Tout simplement parce que la renommée de cette dernière abbaye dépassait de beaucoup le simple cadre régional. Ainsi, le « bienheureux Guilhem » fera, dès le Xème siècle, « l'objet d'un tel culte populaire que le corps du saint de Gellone, inhumé à l'origine sous le narthex de l'église, sera, vers l'an Mil, déposé dans une confession voûtée ménagée sous le choeur ».

Mieux encore, le fameux « Guide des Pèlerins » de Saint-Jacques-de-Compostelle (datant du XIIème siècle) recommandera aux "jacquets" de détourner leurs pas jusqu'à l'abbaye de Saint-Guilhem: « Ceux qui vont à Saint-Jacques par la route de Toulouse doivent rendre visite au corps du bienheureux confesseur Guillaume.

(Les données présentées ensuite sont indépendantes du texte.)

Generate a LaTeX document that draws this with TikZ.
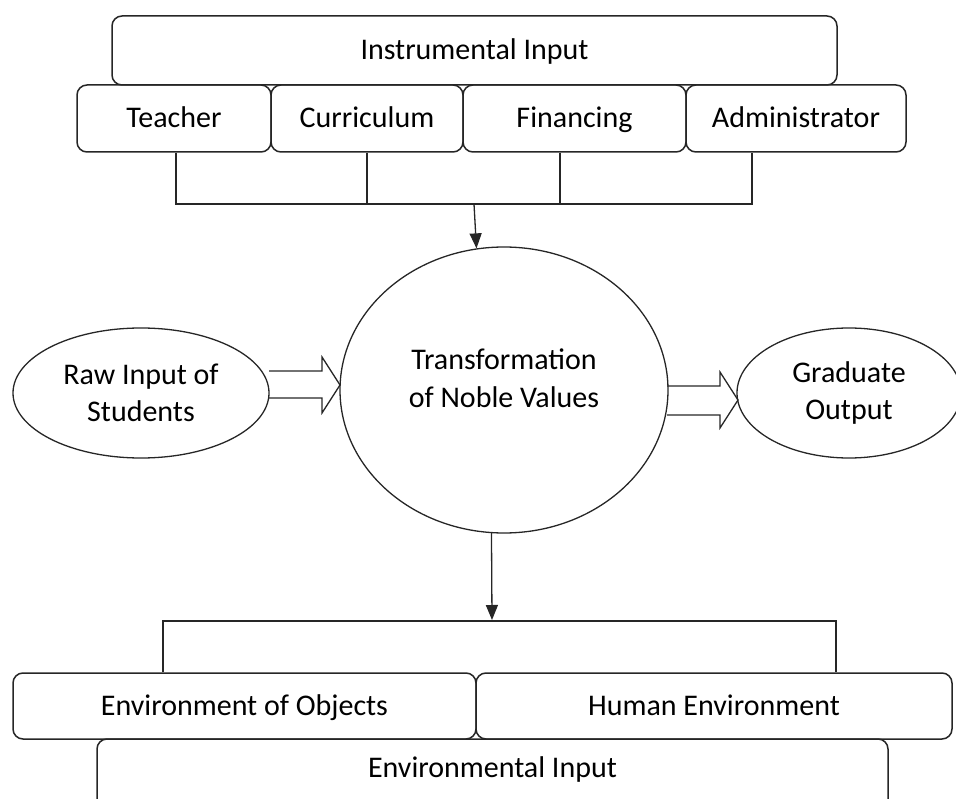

Le très saint porte-enseigne Guillaume était un comte de l'entourage du roi Charlemagne et non des moindres, soldat très courageux, expert dans les choses de la guerre; c'est lui qui par son courage et sa vaillance soumit, dit-on, les villes de Nîmes et d'Orange, et bien d'autres encore à la domination chrétienne, et apporta le bois de la Croix du Sauveur dans la vallée de Gellone. Vallée où il mena la vie érémitique et où ce saint confesseur du Christ, après une fin bienheureuse, repose entouré d'honneur. Sa fête se célèbre le 28 mai ».

On comprend donc que les raisons qui motivaient l'abbaye d'Aniane pour reprendre Gellone en main étaient loin d'être désintéressées. Un tel prestige aurait rejailli sur Aniane, sans compter les revenus financiers qu'elle aurait pu en retirer.

L'indépendance du monastère de Saint-Guilhem ne sera reconnu qu'avec Urbain II (1088-1099), ce dernier libérant Gellone de toute tutelle en soumettant l'abbaye à l'autorité directe du Saint Siège. Mais si les problèmes juridiques furent réglés par une bulle pontificale, il n'en demeure pas moins que la rancoeur ne disparaîtra pas entre les deux fondations monastiques (et même entre les habitants des deux villages nés autour de ces deux abbayes), jusqu'à ce que la Révolution Française vienne y mettre un terme brutal...

Saint-Guilhem est aussi connu pour son cloître qui fait aujourd'hui partie de la collection du "Musée des Cloîtres" de New York (il avait été acheté par George Grey Barnard en mars 1906). Mais sa reconstruction pose encore de nombreux problèmes aux chercheurs, puisqu'ils ne possèdent que très peu d'éléments historiques permettant une reconstitution fidèle.

Il faut savoir en fait que ce cloître fut patiemment détruit, après la Révolution, par un maçon qui utilisait les pierres de l'abbaye comme "matière première". Ces sculptures remarquables, qui avaient servi jadis à édifier les âmes des moines, finissaient leur vie dans les fondations d'un mur d'une grange ou d'une cave à vin...

Avant de terminer, il nous faut dire quelques mots du célèbre manuscrit, bien connu des historiens du Haut Moyen-Age, appelé le « Sacramentaire de Gellone ».

Ce livre liturgique, « réservé au prêtre pour la célébration des Saints Mystères », aurait été composé, selon les spécialistes, entre 790 et 800.

Il fut peut-être apporté au monastère de Gellone par Guillaume lui-même, avec le morceau de la vrai Croix..

Selon toute vraisemblance, le Sacramentaire aurait été écrit par « quatre mains différentes, appartenant au même scriptorium, et sous la direction d'un seul chef d'atelier, un scribe nommé David, également "rubricateur", c'est-à-dire responsable de l'écriture, en rouge vermillon, des titres, sous-titres et rubriques ».

Le scriptorium dont il s'agit serait situé dans le nord de la France (Cambrai ?).